• _Your objective_: Quote the listing in full, exactly as given, minus any pictures.

• _Dataset excerpt_:

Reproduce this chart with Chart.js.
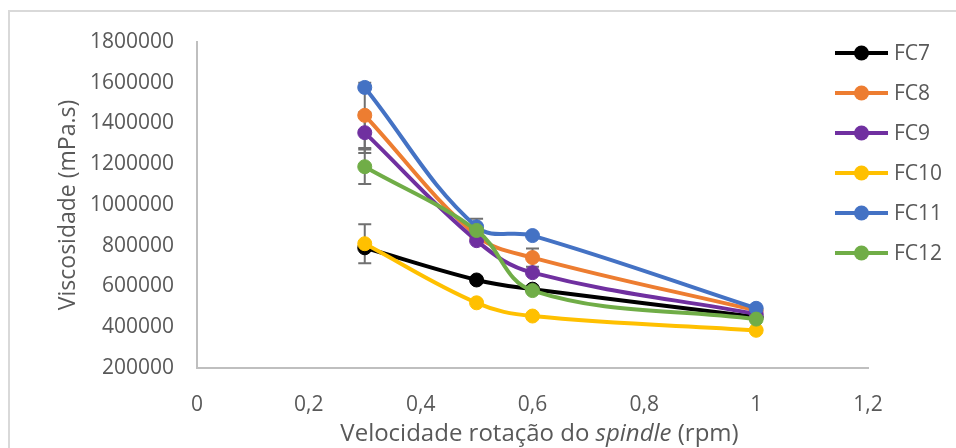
<!DOCTYPE html>
<html>
<head>
<meta charset="utf-8">
<script src="https://cdn.jsdelivr.net/npm/chart.js@4/dist/chart.umd.min.js"></script>
<style>
  html, body { margin: 0; padding: 0; background: #ffffff; }
  #wrap { position: relative; width: 956px; height: 448px; }
</style>
</head>
<body>
<div id="wrap"><canvas id="c" width="956" height="448"></canvas></div>
<script>
// ---- data ----
const speeds = [0.3, 0.5, 0.6, 1];
const seriesNames = ['FC7', 'FC8', 'FC9', 'FC10', 'FC11', 'FC12'];
const FC7  = [790000, 632000, 587000, 450000];
const FC8  = [1440000, 850000, 742000, 482000];
const FC9  = [1355000, 825000, 668000, 465000];
const FC10 = [810000, 520000, 455000, 385000];
const FC11 = [1577000, 893000, 850000, 493000];
const FC12 = [1188000, 875000, 580000, 440000];
// error bar half-heights (null = none)
const errFC7  = [null, null, null, null];
const errFC8  = [160000, null, 45000, null];
const errFC9  = [100000, null, null, null];
const errFC10 = [96000, null, null, null];
const errFC11 = [null, 40000, null, null];
const errFC12 = [85000, null, null, null];
const xTickLabels = ['0', '0,2', '0,4', '0,6', '0,8', '1', '1,2'];
const yTickLabels = ['200000', '400000', '600000', '800000', '1000000', '1200000', '1400000', '1600000', '1800000'];
const xTitleParts = [['Velocidade rotação do ', false], ['spindle', true], [' (rpm)', false]];
const yTitle = 'Viscosidade (mPa.s)';

const values = [FC7, FC8, FC9, FC10, FC11, FC12];
const errors = [errFC7, errFC8, errFC9, errFC10, errFC11, errFC12];
const colors = ['#000000', '#ED7D31', '#7030A0', '#FFC000', '#4472C4', '#70AD47'];

const FONT = '"Open Sans", sans-serif';
const TEXT = '#595959';

const datasets = seriesNames.map((n, i) => ({
  label: n,
  data: speeds.map((x, j) => ({ x: x, y: values[i][j] })),
  errs: errors[i],
  borderColor: colors[i],
  backgroundColor: colors[i],
  pointBackgroundColor: colors[i],
  pointBorderColor: colors[i],
  pointRadius: 7,
  pointBorderWidth: 1,
  borderWidth: 4,
  tension: 0.38,
  order: seriesNames.length - i,
  clip: false
}));

const framePlugin = {
  id: 'frame',
  beforeDraw(chart) {
    const ctx = chart.ctx;
    ctx.save();
    ctx.strokeStyle = '#d9d9d9';
    ctx.lineWidth = 2;
    ctx.beginPath();
    ctx.moveTo(9, 460);
    ctx.lineTo(9, 11);
    ctx.lineTo(970, 11);
    ctx.stroke();
    ctx.restore();
  }
};

const errorBarPlugin = {
  id: 'errbars',
  beforeDatasetsDraw(chart) {
    const ctx = chart.ctx;
    const xs = chart.scales.x, ys = chart.scales.y;
    ctx.save();
    ctx.strokeStyle = '#707070';
    ctx.lineWidth = 2;
    chart.data.datasets.forEach(ds => {
      ds.data.forEach((p, j) => {
        const e = ds.errs[j];
        if (e == null) return;
        const px = xs.getPixelForValue(p.x);
        const y1 = ys.getPixelForValue(p.y - e);
        const y2 = ys.getPixelForValue(p.y + e);
        ctx.beginPath();
        ctx.moveTo(px, y1); ctx.lineTo(px, y2);
        ctx.moveTo(px - 6.5, y1); ctx.lineTo(px + 6.5, y1);
        ctx.moveTo(px - 6.5, y2); ctx.lineTo(px + 6.5, y2);
        ctx.stroke();
      });
    });
    ctx.restore();
  }
};

const legendPlugin = {
  id: 'customLegend',
  afterDraw(chart) {
    const ctx = chart.ctx;
    ctx.save();
    ctx.font = '21px ' + FONT;
    ctx.textBaseline = 'middle';
    ctx.textAlign = 'left';
    chart.data.datasets.forEach((ds, i) => {
      const y = 53 + i * 40;
      ctx.strokeStyle = ds.borderColor;
      ctx.lineWidth = 4;
      ctx.beginPath();
      ctx.moveTo(835, y); ctx.lineTo(888, y);
      ctx.stroke();
      ctx.fillStyle = ds.borderColor;
      ctx.beginPath();
      ctx.arc(861.5, y, 7.5, 0, Math.PI * 2);
      ctx.fill();
      ctx.fillStyle = TEXT;
      ctx.fillText(ds.label, 894, y + 1);
    });
    ctx.restore();
  }
};

let xTitlePartsWidths = [];
const xTitlePlugin = {
  id: 'xTitle',
  afterDraw(chart) {
    const ctx = chart.ctx;
    const a = chart.chartArea;
    ctx.save();
    ctx.textBaseline = 'middle';
    ctx.textAlign = 'left';
    ctx.fillStyle = TEXT;
    const fontFor = it => (it ? 'italic ' : '') + '24px ' + FONT;
    let total = 0;
    xTitlePartsWidths = xTitleParts.map(([t, it]) => { ctx.font = fontFor(it); const w = ctx.measureText(t).width; total += w; return w; });
    let x = (a.left + a.right) / 2 + 7 - total / 2;
    xTitleParts.forEach(([t, it], k) => {
      ctx.font = fontFor(it);
      ctx.fillText(t, x, 434);
      x += xTitlePartsWidths[k];
    });
    ctx.restore();
  }
};

new Chart(document.getElementById('c'), {
  type: 'line',
  data: { datasets },
  options: {
    responsive: false,
    animation: false,
    devicePixelRatio: 1,
    layout: { padding: { left: 0, top: 42, right: 88, bottom: 0 } },
    plugins: { legend: { display: false }, tooltip: { enabled: false } },
    scales: {
      x: {
        type: 'linear',
        min: 0, max: 1.2,
        ticks: {
          stepSize: 0.2,
          padding: 24,
          color: TEXT,
          font: { family: FONT, size: 21 },
          callback: (v, i) => xTickLabels[i]
        },
        grid: { display: false, drawTicks: false },
        border: { display: true, color: '#bfbfbf', width: 2 },
        afterFit: s => { s.height = 80; }
      },
      y: {
        type: 'linear',
        min: 200000, max: 1800000,
        ticks: {
          stepSize: 200000,
          padding: 23,
          color: TEXT,
          font: { family: FONT, size: 21 },
          callback: (v, i) => yTickLabels[i]
        },
        grid: { display: false, drawTicks: false },
        border: { display: true, color: '#bfbfbf', width: 2 },
        title: {
          display: true,
          text: yTitle,
          color: TEXT,
          font: { family: FONT, size: 23 },
          padding: { top: 55, bottom: 0 }
        },
        afterFit: s => { s.width = 197; }
      }
    }
  },
  plugins: [framePlugin, errorBarPlugin, legendPlugin, xTitlePlugin]
});
</script>
</body>
</html>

• _The completed task_:
Reproduce this chart with Chart.js.
<!DOCTYPE html>
<html>
<head>
<meta charset="utf-8">
<script src="https://cdn.jsdelivr.net/npm/chart.js@4/dist/chart.umd.min.js"></script>
<style>
  html, body { margin: 0; padding: 0; background: #ffffff; }
  #wrap { position: relative; width: 956px; height: 448px; }
</style>
</head>
<body>
<div id="wrap"><canvas id="c" width="956" height="448"></canvas></div>
<script>
// ---- data ----
const speeds = [0.3, 0.5, 0.6, 1];
const seriesNames = ['FC7', 'FC8', 'FC9', 'FC10', 'FC11', 'FC12'];
const FC7  = [790000, 632000, 587000, 450000];
const FC8  = [1440000, 850000, 742000, 482000];
const FC9  = [1355000, 825000, 668000, 465000];
const FC10 = [810000, 520000, 455000, 385000];
const FC11 = [1577000, 893000, 850000, 493000];
const FC12 = [1188000, 875000, 580000, 440000];
// error bar half-heights (null = none)
const errFC7  = [null, null, null, null];
const errFC8  = [160000, null, 45000, null];
const errFC9  = [100000, null, null, null];
const errFC10 = [96000, null, null, null];
const errFC11 = [null, 40000, null, null];
const errFC12 = [85000, null, null, null];
const xTickLabels = ['0', '0,2', '0,4', '0,6', '0,8', '1', '1,2'];
const yTickLabels = ['200000', '400000', '600000', '800000', '1000000', '1200000', '1400000', '1600000', '1800000'];
const xTitleParts = [['Velocidade rotação do ', false], ['spindle', true], [' (rpm)', false]];
const yTitle = 'Viscosidade (mPa.s)';

const values = [FC7, FC8, FC9, FC10, FC11, FC12];
const errors = [errFC7, errFC8, errFC9, errFC10, errFC11, errFC12];
const colors = ['#000000', '#ED7D31', '#7030A0', '#FFC000', '#4472C4', '#70AD47'];

const FONT = '"Open Sans", sans-serif';
const TEXT = '#595959';

const datasets = seriesNames.map((n, i) => ({
  label: n,
  data: speeds.map((x, j) => ({ x: x, y: values[i][j] })),
  errs: errors[i],
  borderColor: colors[i],
  backgroundColor: colors[i],
  pointBackgroundColor: colors[i],
  pointBorderColor: colors[i],
  pointRadius: 7,
  pointBorderWidth: 1,
  borderWidth: 4,
  tension: 0.38,
  order: seriesNames.length - i,
  clip: false
}));

const framePlugin = {
  id: 'frame',
  beforeDraw(chart) {
    const ctx = chart.ctx;
    ctx.save();
    ctx.strokeStyle = '#d9d9d9';
    ctx.lineWidth = 2;
    ctx.beginPath();
    ctx.moveTo(9, 460);
    ctx.lineTo(9, 11);
    ctx.lineTo(970, 11);
    ctx.stroke();
    ctx.restore();
  }
};

const errorBarPlugin = {
  id: 'errbars',
  beforeDatasetsDraw(chart) {
    const ctx = chart.ctx;
    const xs = chart.scales.x, ys = chart.scales.y;
    ctx.save();
    ctx.strokeStyle = '#707070';
    ctx.lineWidth = 2;
    chart.data.datasets.forEach(ds => {
      ds.data.forEach((p, j) => {
        const e = ds.errs[j];
        if (e == null) return;
        const px = xs.getPixelForValue(p.x);
        const y1 = ys.getPixelForValue(p.y - e);
        const y2 = ys.getPixelForValue(p.y + e);
        ctx.beginPath();
        ctx.moveTo(px, y1); ctx.lineTo(px, y2);
        ctx.moveTo(px - 6.5, y1); ctx.lineTo(px + 6.5, y1);
        ctx.moveTo(px - 6.5, y2); ctx.lineTo(px + 6.5, y2);
        ctx.stroke();
      });
    });
    ctx.restore();
  }
};

const legendPlugin = {
  id: 'customLegend',
  afterDraw(chart) {
    const ctx = chart.ctx;
    ctx.save();
    ctx.font = '21px ' + FONT;
    ctx.textBaseline = 'middle';
    ctx.textAlign = 'left';
    chart.data.datasets.forEach((ds, i) => {
      const y = 53 + i * 40;
      ctx.strokeStyle = ds.borderColor;
      ctx.lineWidth = 4;
      ctx.beginPath();
      ctx.moveTo(835, y); ctx.lineTo(888, y);
      ctx.stroke();
      ctx.fillStyle = ds.borderColor;
      ctx.beginPath();
      ctx.arc(861.5, y, 7.5, 0, Math.PI * 2);
      ctx.fill();
      ctx.fillStyle = TEXT;
      ctx.fillText(ds.label, 894, y + 1);
    });
    ctx.restore();
  }
};

let xTitlePartsWidths = [];
const xTitlePlugin = {
  id: 'xTitle',
  afterDraw(chart) {
    const ctx = chart.ctx;
    const a = chart.chartArea;
    ctx.save();
    ctx.textBaseline = 'middle';
    ctx.textAlign = 'left';
    ctx.fillStyle = TEXT;
    const fontFor = it => (it ? 'italic ' : '') + '24px ' + FONT;
    let total = 0;
    xTitlePartsWidths = xTitleParts.map(([t, it]) => { ctx.font = fontFor(it); const w = ctx.measureText(t).width; total += w; return w; });
    let x = (a.left + a.right) / 2 + 7 - total / 2;
    xTitleParts.forEach(([t, it], k) => {
      ctx.font = fontFor(it);
      ctx.fillText(t, x, 434);
      x += xTitlePartsWidths[k];
    });
    ctx.restore();
  }
};

new Chart(document.getElementById('c'), {
  type: 'line',
  data: { datasets },
  options: {
    responsive: false,
    animation: false,
    devicePixelRatio: 1,
    layout: { padding: { left: 0, top: 42, right: 88, bottom: 0 } },
    plugins: { legend: { display: false }, tooltip: { enabled: false } },
    scales: {
      x: {
        type: 'linear',
        min: 0, max: 1.2,
        ticks: {
          stepSize: 0.2,
          padding: 24,
          color: TEXT,
          font: { family: FONT, size: 21 },
          callback: (v, i) => xTickLabels[i]
        },
        grid: { display: false, drawTicks: false },
        border: { display: true, color: '#bfbfbf', width: 2 },
        afterFit: s => { s.height = 80; }
      },
      y: {
        type: 'linear',
        min: 200000, max: 1800000,
        ticks: {
          stepSize: 200000,
          padding: 23,
          color: TEXT,
          font: { family: FONT, size: 21 },
          callback: (v, i) => yTickLabels[i]
        },
        grid: { display: false, drawTicks: false },
        border: { display: true, color: '#bfbfbf', width: 2 },
        title: {
          display: true,
          text: yTitle,
          color: TEXT,
          font: { family: FONT, size: 23 },
          padding: { top: 55, bottom: 0 }
        },
        afterFit: s => { s.width = 197; }
      }
    }
  },
  plugins: [framePlugin, errorBarPlugin, legendPlugin, xTitlePlugin]
});
</script>
</body>
</html>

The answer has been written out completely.